Do What You Love and Glorify God


Glorifying God doesn't mean giving up your passions.

In his book, The Element, Sir Ken Robinson tells a story about a 6-year-old boy named Bart who loved to walk on his hands. No one knew why, but it was so easy for him that people said he could walk as easily on his hands as on his feet.

His classmates often asked him to demonstrate his trick, and each time he happily popped into a handstand and began walking around on his hands. Eventually Bart could even walk up and down the stairs on his hands—and he loved it.

One day, Bart’s physical education teacher got permission from his parents to take him on a field trip to a fully-equipped training center for gymnastics. As he walked in, Bart was amazed.

In the book, Sir Ken Robinson writes:

He’d never seen anything so wondrous in his life. There were ropes, parallel bars, trapezes, ladders, trampolines, hurdles—all kinds of things upon which he could climb, cavort, and swing. It was like visiting Santa’s workshop and Disneyland at the same time. It was the ideal place for him. His life turned in that moment. Suddenly his innate skills were good for something more than amusing himself and others.

In the years that followed Bart Conner trained hard, and in 1976 he became a household name in the Montreal Olympics as a gymnast for the United States. He also represented the United States in 1980 and 1984. Bart became the most decorated male American gymnast in history, and was inducted into every major Hall of Fame for his sport.

Maybe it seems like a huge disconnect between gymnastics and glorifying God, but any career can be leveraged to lift Him up. A first step is identifying what you love to do.

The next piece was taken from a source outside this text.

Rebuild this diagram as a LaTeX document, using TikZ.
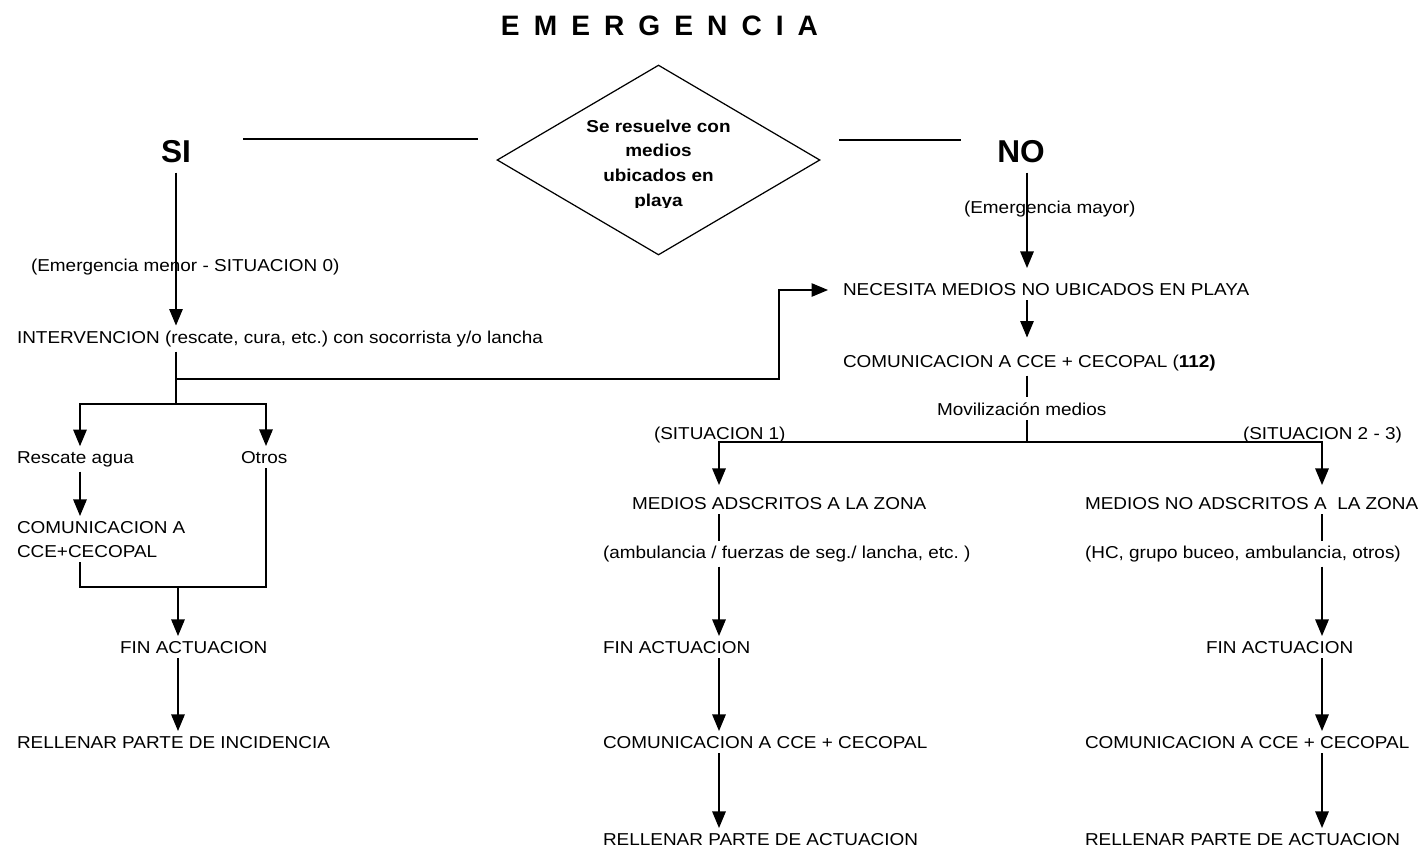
\documentclass[tikz,border=0pt]{standalone}
\usepackage{fontspec}
\setmainfont{Liberation Sans}[FakeStretch=1.1]
\newfontfamily\headfont{Liberation Sans}
\usetikzlibrary{arrows.meta}
\usetikzlibrary{shapes.geometric}
\frenchspacing

\begin{document}
\begin{tikzpicture}[x=0.02cm,y=-0.02cm,line width=0.7pt,>={Triangle[length=0.33cm,width=0.27cm]},
    txt/.style={anchor=base west, inner sep=2.5pt, font=\fontsize{9.8}{12}\selectfont},
    answer/.style={anchor=base, inner sep=5.5pt, font=\headfont\bfseries\fontsize{18}{21}\selectfont}]

    \useasboundingbox (0,0) rectangle (1425,849);

    % Title and decision
    \node [anchor=base, inner sep=0pt, font=\headfont\bfseries\fontsize{16}{19}\selectfont] (title) at (659.5,35) {\spaceskip=0.5em E M E R G E N C I A};
    \node [draw, diamond, minimum width=6.46cm, minimum height=3.8cm, inner sep=0pt] (dec) at (658.5,160) {};
    \begin{scope}
        \clip (480,60) rectangle (840,207.5);
        \node [align=center, inner sep=0pt, font=\bfseries\fontsize{9.8}{14.2}\selectfont] (decTxt) at (658.5,165) {Se resuelve con\\medios\\ubicados en\\playa};
    \end{scope}
    \node [answer] (SI) at (176,162) {SI};
    \node [answer] (NO) at (1021,162) {NO};

    % Left branch
    \node [txt] (menor) at (26,271) {(Emergencia menor - SITUACION 0)};
    \node [txt] (interv) at (12,343) {INTERVENCION (rescate, cura, etc.) con socorrista y/o lancha};
    \node [txt] (rescate) at (12,463) {Rescate agua};
    \node [txt] (otros) at (236,463) {Otros};
    \node [txt] (comA) at (12,533) {COMUNICACION A};
    \node [txt] (comB) at (12,557) {CCE+CECOPAL};
    \node [txt] (finL) at (115,653) {FIN ACTUACION};
    \node [txt] (incid) at (12,748) {RELLENAR PARTE DE INCIDENCIA};

    % Right branch
    \node [txt] (mayor) at (959,213) {(Emergencia mayor)};
    \node [txt] (necesita) at (838,295) {NECESITA MEDIOS NO UBICADOS EN PLAYA};
    \node [txt] (com112) at (838,367) {COMUNICACION A CCE + CECOPAL (\textbf{112)}};
    \node [txt] (movil) at (932,415) {Movilización medios};
    \node [txt] (sit1) at (649,439) {(SITUACION 1)};
    \node [txt] (sit23) at (1238,439) {(SITUACION 2 - 3)};
    \node [txt] (adsc) at (627,509) {MEDIOS ADSCRITOS A LA ZONA};
    \node [txt] (noAdsc) at (1080,509) {MEDIOS NO ADSCRITOS A\ \ LA ZONA};
    \node [txt] (ambul) at (598,558) {(ambulancia / fuerzas de seg./ lancha, etc. )};
    \node [txt] (hc) at (1080,558) {(HC, grupo buceo, ambulancia, otros)};
    \node [txt] (finM) at (598,653) {FIN ACTUACION};
    \node [txt] (finR) at (1201,653) {FIN ACTUACION};
    \node [txt] (comM) at (598,748) {COMUNICACION A CCE + CECOPAL};
    \node [txt] (comR) at (1080,748) {COMUNICACION A CCE + CECOPAL};
    \node [txt] (rellM) at (598,845) {RELLENAR PARTE DE ACTUACION};
    \node [txt] (rellR) at (1080,845) {RELLENAR PARTE DE ACTUACION};

    % Junctions
    \coordinate (yesL) at (243,139);
    \coordinate (yesR) at (478,139);
    \coordinate (noL) at (839,140);
    \coordinate (noR) at (961,140);
    \coordinate (link) at (176,379);
    \coordinate (turn) at (779,290);
    \coordinate (split) at (176,404);
    \coordinate (colRes) at (80,404);
    \coordinate (colOtr) at (266,404);
    \coordinate (merge) at (178,587);
    \coordinate (colNO) at (1027,442);
    \coordinate (colS1) at (719,442);
    \coordinate (colS2) at (1322,442);

    % Connections
    \draw (yesL) -- (yesR);
    \draw (noL) -- (noR);
    \draw [->] (SI) -- (SI |- interv.north);
    \draw (interv.south -| SI) -- (split);
    \draw [->, shorten >=0.2cm] (link) -| (turn) -- (turn -| necesita.west);
    \draw [->] (split) -| (rescate.north -| colRes);
    \draw [->] (split) -| (otros.north -| colOtr);
    \draw [->] (rescate.south -| colRes) -- (comA.north -| colRes);
    \draw (comB.south -| colRes) |- (merge) -| (otros.south -| colOtr);
    \draw [->] (merge) -- (merge |- finL.north);
    \draw [->] (finL.south -| merge) -- (incid.north -| merge);

    \draw [->, shorten >=0.2cm] (NO.south -| colNO) -- (necesita.north -| colNO);
    \draw [->, shorten >=0.24cm] (necesita.south -| colNO) -- (com112.north -| colNO);
    \draw (com112.south -| colNO) -- (movil.north -| colNO);
    \draw (movil.south -| colNO) -- (colNO);
    \draw [->, shorten >=0.14cm] (colNO) -| (adsc.north -| colS1);
    \draw [->, shorten >=0.14cm] (colNO) -| (noAdsc.north -| colS2);
    \draw (adsc.south -| colS1) -- (ambul.north -| colS1);
    \draw [->] (ambul.south -| colS1) -- (finM.north -| colS1);
    \draw [->] (finM.south -| colS1) -- (comM.north -| colS1);
    \draw [->] (comM.south -| colS1) -- (rellM.north -| colS1);
    \draw (noAdsc.south -| colS2) -- (hc.north -| colS2);
    \draw [->] (hc.south -| colS2) -- (finR.north -| colS2);
    \draw [->] (finR.south -| colS2) -- (comR.north -| colS2);
    \draw [->] (comR.south -| colS2) -- (rellR.north -| colS2);

\end{tikzpicture}
\end{document}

I recently heard a story of a professional golfer who leverages his time on the green as an evangelist to fulfill God’s purposes in the world. He strategically writes scriptures on his golf balls so that when other golfers retrieve them, they often notice the scripture and make a comment. This provides him with an open door to talk about His Lord. He has turned golf into an evangelism tool. Not only is this man doing what he loves to do, he is combining it with His love for His Savior. In this there is no greater fulfillment.

Can you imagine what even greater things this man could do for God if he taught other golfers to do the same? What if he started a nationwide club for golfers interested in sharing the gospel? God can use every passion, every talent, and every skill for His kingdom. He won’t waste a thing if we will give Him everything.

Here are some good questions to get you thinking about your skills and talents (and how you can glorify God).

Are you. . .

  • Athletic?
  • Analytical?
  • A strategic thinker?
  • Good at building things?
  • Skilled in math and science?
  • Strong in language and verbal skills?
  • Are you a “big-picture” person or do you like project details?
  • Are you an articulate speaker?
  • Can you make people laugh?
  • Do you play a musical instrument well?
  • Can you paint?
  • Do you like large crowds or small groups?
  • Do you prefer to network at a large party or would you prefer to have a personal conversation in a coffee shop?
  • What can you do well with little effort that others have to struggle or expend large amounts of energy to do?
  • Do your friends call on you in times of trouble to provide insight?
  • Do people seek you out to have fun?
    • To talk?
    • To make a business decision?
    • To grieve over the loss of a loved one?
    • To help them with their kids?
  • At what times do people want your involvement?

These questions can help point you toward your God-given mission (which will help you make Him famous.)